Había leído la Historia de la Civilización Griega de Burckhardt, pero yo quería estar en Grecia. De niño me había fascinado la biografía de Heinrich Schliemann, que había descubierto Troya guiado por la Ilíada. No pude llegar a Creta, pero al regreso de Israel y de Turquía pasé por Esmirna y conocí Pompeya. Movido por una credulidad menos que infantil, casi diría yo prenatal, quise convencerme de que Europa existía… No sé si se podría repetir ahora mismo esa experiencia.
Los sitios se eligieron de algún modo solos, aunque desde el principio tenía claro que no podía dejar de pasar por París, Roma, Atenas, Jerusalén. Y en Israel yo quería ir hasta el puerto de Eilat a trabajar como albañil.
Al llegar a Israel, los soldados se rieron de mí. Me dijeron que era yo demasiado enclenque como para resistir las jornadas de trabajo allá con más de treinta grados de sol. Y me dieron dos opciones: o bien iba a trabajar en un kibbutz –me preguntaron si sabía manejar– o bien regresaba a Roma en el próximo avión. Decidí ir al kibbutz, y al llegar a Hulda –así se llamaba esa granja algodonera próxima al aeropuerto militar de Rehovot– me di cuenta de que la pregunta de si sabía yo manejar se había dado en función de mis aptitudes para conducir un tractor. Trabajé entonces ahí durante más de tres meses en horarios de 4×12, o sea, o bien de 4:00 am a 12:00 pm, o bien de 12:00 pm a 8:00 pm, o bien de 8:00 pm a 4:00 am. La producción nunca se detenía. En octubre de 1973 estalló la guerra de Yom Kippur, y mis padres asustados pidieron al gobierno mexicano que el agregado militar me rescatara de ese “servicio militar” honorario que yo había ido a cumplir por allá sin ser judío, y que era para mí como una temporada de vacaciones.

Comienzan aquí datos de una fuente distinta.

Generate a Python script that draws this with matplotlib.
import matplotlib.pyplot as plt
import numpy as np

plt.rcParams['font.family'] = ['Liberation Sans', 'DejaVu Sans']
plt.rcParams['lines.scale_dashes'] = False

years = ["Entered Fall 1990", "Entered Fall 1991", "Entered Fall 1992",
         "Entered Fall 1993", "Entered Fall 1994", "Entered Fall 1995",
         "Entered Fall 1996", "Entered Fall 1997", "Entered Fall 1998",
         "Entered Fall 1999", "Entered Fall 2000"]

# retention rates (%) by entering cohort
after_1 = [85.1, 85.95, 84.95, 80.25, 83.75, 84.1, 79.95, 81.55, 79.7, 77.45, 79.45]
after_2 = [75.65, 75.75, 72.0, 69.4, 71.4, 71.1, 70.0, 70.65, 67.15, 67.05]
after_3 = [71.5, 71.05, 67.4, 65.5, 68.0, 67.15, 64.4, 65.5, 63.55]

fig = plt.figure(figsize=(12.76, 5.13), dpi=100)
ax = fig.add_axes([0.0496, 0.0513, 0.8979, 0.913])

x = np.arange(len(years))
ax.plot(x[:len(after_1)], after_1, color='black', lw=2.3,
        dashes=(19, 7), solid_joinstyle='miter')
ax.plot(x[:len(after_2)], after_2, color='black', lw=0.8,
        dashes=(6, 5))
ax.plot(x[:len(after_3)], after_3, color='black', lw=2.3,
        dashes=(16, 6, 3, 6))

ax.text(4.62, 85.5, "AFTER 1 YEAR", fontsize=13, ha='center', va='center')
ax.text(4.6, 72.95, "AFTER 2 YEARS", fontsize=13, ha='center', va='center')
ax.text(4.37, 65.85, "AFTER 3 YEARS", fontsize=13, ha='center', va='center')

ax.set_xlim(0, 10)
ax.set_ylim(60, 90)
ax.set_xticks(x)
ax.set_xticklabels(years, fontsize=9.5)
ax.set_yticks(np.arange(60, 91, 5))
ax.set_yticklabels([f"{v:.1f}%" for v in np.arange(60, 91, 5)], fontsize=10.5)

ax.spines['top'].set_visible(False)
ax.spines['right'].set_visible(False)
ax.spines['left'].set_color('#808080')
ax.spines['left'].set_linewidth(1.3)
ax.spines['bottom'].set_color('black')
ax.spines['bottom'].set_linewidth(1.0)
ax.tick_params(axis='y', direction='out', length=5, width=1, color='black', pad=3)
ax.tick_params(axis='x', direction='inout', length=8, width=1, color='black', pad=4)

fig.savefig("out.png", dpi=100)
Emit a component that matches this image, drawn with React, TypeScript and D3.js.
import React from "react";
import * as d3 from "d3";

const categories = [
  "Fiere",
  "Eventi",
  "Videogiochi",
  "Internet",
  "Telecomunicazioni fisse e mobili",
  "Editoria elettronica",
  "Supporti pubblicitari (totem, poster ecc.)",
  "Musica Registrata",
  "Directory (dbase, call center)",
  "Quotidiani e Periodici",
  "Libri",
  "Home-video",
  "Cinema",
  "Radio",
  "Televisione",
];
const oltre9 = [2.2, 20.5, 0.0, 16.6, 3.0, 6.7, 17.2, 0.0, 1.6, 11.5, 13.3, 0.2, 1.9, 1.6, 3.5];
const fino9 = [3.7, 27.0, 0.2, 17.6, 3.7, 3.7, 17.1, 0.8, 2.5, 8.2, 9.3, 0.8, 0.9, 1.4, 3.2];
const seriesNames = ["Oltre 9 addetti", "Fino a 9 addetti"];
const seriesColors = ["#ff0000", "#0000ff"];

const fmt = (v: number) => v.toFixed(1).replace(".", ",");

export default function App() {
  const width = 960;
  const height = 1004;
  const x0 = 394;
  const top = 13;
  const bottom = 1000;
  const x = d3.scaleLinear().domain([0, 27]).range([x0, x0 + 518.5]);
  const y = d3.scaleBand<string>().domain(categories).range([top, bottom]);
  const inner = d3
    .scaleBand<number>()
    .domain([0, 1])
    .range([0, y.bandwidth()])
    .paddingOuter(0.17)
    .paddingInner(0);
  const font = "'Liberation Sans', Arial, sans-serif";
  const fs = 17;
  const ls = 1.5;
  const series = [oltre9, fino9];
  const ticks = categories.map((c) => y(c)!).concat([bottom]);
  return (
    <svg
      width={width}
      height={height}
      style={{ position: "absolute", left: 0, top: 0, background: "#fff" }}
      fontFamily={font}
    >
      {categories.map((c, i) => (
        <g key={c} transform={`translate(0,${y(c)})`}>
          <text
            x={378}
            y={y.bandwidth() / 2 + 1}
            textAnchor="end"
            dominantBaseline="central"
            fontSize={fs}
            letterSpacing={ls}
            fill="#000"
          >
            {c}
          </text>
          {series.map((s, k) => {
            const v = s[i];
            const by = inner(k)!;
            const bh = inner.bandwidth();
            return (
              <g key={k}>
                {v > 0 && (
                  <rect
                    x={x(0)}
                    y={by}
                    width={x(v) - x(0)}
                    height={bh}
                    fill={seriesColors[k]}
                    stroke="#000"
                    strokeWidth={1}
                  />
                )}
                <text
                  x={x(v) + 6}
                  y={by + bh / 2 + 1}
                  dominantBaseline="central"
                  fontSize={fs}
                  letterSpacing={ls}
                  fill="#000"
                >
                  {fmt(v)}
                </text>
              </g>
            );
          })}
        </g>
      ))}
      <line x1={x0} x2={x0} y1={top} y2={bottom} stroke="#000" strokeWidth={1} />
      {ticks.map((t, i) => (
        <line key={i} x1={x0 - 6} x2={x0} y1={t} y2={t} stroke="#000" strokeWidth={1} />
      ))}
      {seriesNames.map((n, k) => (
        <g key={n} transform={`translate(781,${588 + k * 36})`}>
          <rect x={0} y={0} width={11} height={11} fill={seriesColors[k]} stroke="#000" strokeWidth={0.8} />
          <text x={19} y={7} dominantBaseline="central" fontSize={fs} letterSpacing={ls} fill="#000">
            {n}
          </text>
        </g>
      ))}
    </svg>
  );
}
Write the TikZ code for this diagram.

Llevaba yo en ese viaje los libros de Pierre Klossowski, El baño de Diana, los libros de Burckhardt y los libros que fui comprando en el camino: La tumba sin sosiego, de Cyril Connolly, Los cuadernos de Malte Lauridds Brigge, Manhattan transfer, de John Dos Passos, y una antología de poesía española del Siglo de Oro.
Escribí en aquellos días un diario que no creo que sea de interés, pues se trataba de un diario de lecturas. En Israel se habla hebreo e inglés, pero hay tantos judíos sefarditas que no me resultó difícil comunicarme en español.
El itinerario del viaje fue México, Bruselas, París, Troyes, Hyeres, Niza, Génova. Roma, Brindisi, Patras, Olimpia, Argos, Atenas, Tel Aviv, Hulda, Jerusalén, Eilat, Jerusalén, Tel Aviv, Estambul, Esmirna, Nápoles, Marsella, Montilivault, Loire, París, Montpellier, Barcelona, Alicante, París, Montlivault, París, México. El tramo griego lo hice casi todo a pie. El viaje de Estambul a Marsella, en barco. Los demás tramos fueron en tren o en avión. Cuando regresé a Israel en 1995, en un viaje auspiciado por el FCE, la policía de seguridad israelí tenía memoria y registro puntual de mi paso por allá. También mi cuerpo: guardaba en mi mente un cierto rincón encantado en Jerusalén, que busqué racionalmente en vano. Luego, derrotado, me dejé llevar como un sonámbulo y di con aquel rincón, que tenía un muro, un pozo y una higuera.